◆ **The exercise**
Begin with the first line of the listing and quote every line through the one containing "const yR=d3.scaleLinear().domain([0,0.9]).range([324.3,102.3]);"; give only those lines.

• • • • • • •

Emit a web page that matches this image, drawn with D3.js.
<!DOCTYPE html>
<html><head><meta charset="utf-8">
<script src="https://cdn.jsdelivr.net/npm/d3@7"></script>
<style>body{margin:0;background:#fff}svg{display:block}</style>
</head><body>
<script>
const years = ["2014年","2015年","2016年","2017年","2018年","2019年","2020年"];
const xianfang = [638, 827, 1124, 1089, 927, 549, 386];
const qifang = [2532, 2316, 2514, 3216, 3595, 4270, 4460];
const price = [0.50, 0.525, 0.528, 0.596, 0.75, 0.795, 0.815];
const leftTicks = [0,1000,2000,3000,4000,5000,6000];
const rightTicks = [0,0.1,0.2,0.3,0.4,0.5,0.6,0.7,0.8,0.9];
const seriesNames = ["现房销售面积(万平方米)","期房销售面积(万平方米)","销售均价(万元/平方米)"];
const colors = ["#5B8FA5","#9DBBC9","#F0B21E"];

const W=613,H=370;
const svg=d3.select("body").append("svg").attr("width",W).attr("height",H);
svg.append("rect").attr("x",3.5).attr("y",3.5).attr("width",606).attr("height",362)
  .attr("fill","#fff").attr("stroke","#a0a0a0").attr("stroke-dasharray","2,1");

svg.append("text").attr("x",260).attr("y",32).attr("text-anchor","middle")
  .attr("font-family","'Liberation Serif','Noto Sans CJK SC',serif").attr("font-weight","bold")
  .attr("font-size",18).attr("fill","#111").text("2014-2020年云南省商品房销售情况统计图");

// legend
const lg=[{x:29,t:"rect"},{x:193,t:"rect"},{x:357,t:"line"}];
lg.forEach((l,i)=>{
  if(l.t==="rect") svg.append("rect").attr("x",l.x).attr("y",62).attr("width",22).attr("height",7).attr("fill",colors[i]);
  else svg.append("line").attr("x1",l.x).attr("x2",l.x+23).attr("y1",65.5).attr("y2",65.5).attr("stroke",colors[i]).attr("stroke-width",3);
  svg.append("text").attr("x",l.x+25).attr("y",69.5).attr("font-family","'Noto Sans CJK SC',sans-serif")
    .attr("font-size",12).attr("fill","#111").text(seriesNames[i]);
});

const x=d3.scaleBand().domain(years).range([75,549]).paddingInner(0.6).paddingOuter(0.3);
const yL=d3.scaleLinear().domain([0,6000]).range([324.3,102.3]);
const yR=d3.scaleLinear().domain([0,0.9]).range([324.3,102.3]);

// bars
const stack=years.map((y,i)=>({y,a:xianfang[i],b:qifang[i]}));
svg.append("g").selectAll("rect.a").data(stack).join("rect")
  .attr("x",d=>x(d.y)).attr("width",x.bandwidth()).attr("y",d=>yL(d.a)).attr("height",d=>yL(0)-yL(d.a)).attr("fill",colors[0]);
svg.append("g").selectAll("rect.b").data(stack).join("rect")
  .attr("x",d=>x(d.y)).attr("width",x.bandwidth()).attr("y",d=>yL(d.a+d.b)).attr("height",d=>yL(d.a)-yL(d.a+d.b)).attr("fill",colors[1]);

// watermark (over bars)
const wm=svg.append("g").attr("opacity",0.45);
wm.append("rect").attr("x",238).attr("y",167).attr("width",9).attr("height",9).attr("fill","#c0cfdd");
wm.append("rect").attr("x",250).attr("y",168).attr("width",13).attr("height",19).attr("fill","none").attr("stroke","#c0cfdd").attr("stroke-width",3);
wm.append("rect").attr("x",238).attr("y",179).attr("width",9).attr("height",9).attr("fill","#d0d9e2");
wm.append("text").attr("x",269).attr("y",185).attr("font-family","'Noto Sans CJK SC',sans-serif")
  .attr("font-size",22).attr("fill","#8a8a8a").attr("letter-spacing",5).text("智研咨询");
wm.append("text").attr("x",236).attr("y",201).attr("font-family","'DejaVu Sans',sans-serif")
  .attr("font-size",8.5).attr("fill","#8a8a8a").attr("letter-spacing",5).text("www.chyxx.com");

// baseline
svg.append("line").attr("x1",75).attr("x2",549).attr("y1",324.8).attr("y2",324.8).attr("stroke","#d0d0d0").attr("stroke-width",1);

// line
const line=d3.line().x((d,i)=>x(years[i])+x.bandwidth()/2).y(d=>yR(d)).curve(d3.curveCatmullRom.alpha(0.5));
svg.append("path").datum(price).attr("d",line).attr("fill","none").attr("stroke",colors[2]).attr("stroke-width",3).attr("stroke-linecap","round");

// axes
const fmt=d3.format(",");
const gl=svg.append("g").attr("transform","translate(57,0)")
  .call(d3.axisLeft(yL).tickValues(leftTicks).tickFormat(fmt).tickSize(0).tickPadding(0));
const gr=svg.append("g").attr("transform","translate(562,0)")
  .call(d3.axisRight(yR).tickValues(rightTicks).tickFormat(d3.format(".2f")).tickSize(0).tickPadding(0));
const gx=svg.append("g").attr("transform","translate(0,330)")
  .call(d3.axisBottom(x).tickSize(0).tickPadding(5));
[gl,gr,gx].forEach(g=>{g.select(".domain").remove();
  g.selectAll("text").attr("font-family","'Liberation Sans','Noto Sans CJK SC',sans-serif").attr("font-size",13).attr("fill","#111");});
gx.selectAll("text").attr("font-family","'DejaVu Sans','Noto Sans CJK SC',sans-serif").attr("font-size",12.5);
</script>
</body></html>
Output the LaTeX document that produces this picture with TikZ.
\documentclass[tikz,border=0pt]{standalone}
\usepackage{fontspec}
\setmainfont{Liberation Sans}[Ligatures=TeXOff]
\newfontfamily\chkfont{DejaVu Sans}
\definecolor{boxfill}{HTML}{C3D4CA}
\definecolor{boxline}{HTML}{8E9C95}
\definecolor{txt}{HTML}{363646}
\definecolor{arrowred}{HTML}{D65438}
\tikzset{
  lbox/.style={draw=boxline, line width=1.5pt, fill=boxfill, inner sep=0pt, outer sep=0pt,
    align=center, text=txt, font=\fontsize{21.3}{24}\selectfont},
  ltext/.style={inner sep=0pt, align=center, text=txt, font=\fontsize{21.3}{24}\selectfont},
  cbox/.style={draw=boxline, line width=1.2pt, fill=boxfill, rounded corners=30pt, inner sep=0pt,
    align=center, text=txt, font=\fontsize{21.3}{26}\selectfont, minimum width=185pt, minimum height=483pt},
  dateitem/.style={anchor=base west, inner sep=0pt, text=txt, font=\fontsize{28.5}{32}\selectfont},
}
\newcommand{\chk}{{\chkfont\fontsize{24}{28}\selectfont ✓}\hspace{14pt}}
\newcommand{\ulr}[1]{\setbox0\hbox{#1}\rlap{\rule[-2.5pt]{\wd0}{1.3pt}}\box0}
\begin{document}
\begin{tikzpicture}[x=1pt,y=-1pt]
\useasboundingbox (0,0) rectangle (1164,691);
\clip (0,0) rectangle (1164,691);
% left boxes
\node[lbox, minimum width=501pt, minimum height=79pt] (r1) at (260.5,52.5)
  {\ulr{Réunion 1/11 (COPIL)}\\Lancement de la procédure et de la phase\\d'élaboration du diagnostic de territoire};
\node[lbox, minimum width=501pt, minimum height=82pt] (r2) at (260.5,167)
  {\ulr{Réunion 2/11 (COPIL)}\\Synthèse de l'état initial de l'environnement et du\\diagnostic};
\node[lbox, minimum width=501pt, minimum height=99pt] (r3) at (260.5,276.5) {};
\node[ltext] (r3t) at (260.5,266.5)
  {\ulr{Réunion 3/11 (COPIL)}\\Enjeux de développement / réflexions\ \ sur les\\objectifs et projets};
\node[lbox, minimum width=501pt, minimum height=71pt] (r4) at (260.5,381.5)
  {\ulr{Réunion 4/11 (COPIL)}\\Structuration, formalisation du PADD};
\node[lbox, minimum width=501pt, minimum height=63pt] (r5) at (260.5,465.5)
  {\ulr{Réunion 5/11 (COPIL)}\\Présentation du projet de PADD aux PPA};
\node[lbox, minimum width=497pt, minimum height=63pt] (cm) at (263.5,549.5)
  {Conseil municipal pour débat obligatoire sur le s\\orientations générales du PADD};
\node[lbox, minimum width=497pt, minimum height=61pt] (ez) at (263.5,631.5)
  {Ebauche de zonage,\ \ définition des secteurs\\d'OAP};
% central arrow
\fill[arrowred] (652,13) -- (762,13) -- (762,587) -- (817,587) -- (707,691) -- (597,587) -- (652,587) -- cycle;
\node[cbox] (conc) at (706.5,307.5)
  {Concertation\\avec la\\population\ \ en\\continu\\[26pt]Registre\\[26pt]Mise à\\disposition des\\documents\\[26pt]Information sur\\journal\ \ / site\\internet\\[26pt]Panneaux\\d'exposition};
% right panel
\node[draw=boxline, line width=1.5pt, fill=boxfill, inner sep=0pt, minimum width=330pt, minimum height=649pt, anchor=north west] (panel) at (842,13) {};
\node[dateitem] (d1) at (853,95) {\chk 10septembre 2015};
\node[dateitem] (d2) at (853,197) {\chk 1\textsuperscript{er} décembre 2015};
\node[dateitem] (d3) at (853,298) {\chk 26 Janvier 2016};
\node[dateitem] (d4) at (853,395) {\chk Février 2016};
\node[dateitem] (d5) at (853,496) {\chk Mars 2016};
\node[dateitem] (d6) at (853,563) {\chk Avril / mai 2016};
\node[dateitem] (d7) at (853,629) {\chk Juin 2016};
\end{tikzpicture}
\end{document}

• • • • • • •

◆ **Solution to the exercise**
Emit a web page that matches this image, drawn with D3.js.
<!DOCTYPE html>
<html><head><meta charset="utf-8">
<script src="https://cdn.jsdelivr.net/npm/d3@7"></script>
<style>body{margin:0;background:#fff}svg{display:block}</style>
</head><body>
<script>
const years = ["2014年","2015年","2016年","2017年","2018年","2019年","2020年"];
const xianfang = [638, 827, 1124, 1089, 927, 549, 386];
const qifang = [2532, 2316, 2514, 3216, 3595, 4270, 4460];
const price = [0.50, 0.525, 0.528, 0.596, 0.75, 0.795, 0.815];
const leftTicks = [0,1000,2000,3000,4000,5000,6000];
const rightTicks = [0,0.1,0.2,0.3,0.4,0.5,0.6,0.7,0.8,0.9];
const seriesNames = ["现房销售面积(万平方米)","期房销售面积(万平方米)","销售均价(万元/平方米)"];
const colors = ["#5B8FA5","#9DBBC9","#F0B21E"];

const W=613,H=370;
const svg=d3.select("body").append("svg").attr("width",W).attr("height",H);
svg.append("rect").attr("x",3.5).attr("y",3.5).attr("width",606).attr("height",362)
  .attr("fill","#fff").attr("stroke","#a0a0a0").attr("stroke-dasharray","2,1");

svg.append("text").attr("x",260).attr("y",32).attr("text-anchor","middle")
  .attr("font-family","'Liberation Serif','Noto Sans CJK SC',serif").attr("font-weight","bold")
  .attr("font-size",18).attr("fill","#111").text("2014-2020年云南省商品房销售情况统计图");

// legend
const lg=[{x:29,t:"rect"},{x:193,t:"rect"},{x:357,t:"line"}];
lg.forEach((l,i)=>{
  if(l.t==="rect") svg.append("rect").attr("x",l.x).attr("y",62).attr("width",22).attr("height",7).attr("fill",colors[i]);
  else svg.append("line").attr("x1",l.x).attr("x2",l.x+23).attr("y1",65.5).attr("y2",65.5).attr("stroke",colors[i]).attr("stroke-width",3);
  svg.append("text").attr("x",l.x+25).attr("y",69.5).attr("font-family","'Noto Sans CJK SC',sans-serif")
    .attr("font-size",12).attr("fill","#111").text(seriesNames[i]);
});

const x=d3.scaleBand().domain(years).range([75,549]).paddingInner(0.6).paddingOuter(0.3);
const yL=d3.scaleLinear().domain([0,6000]).range([324.3,102.3]);
const yR=d3.scaleLinear().domain([0,0.9]).range([324.3,102.3]);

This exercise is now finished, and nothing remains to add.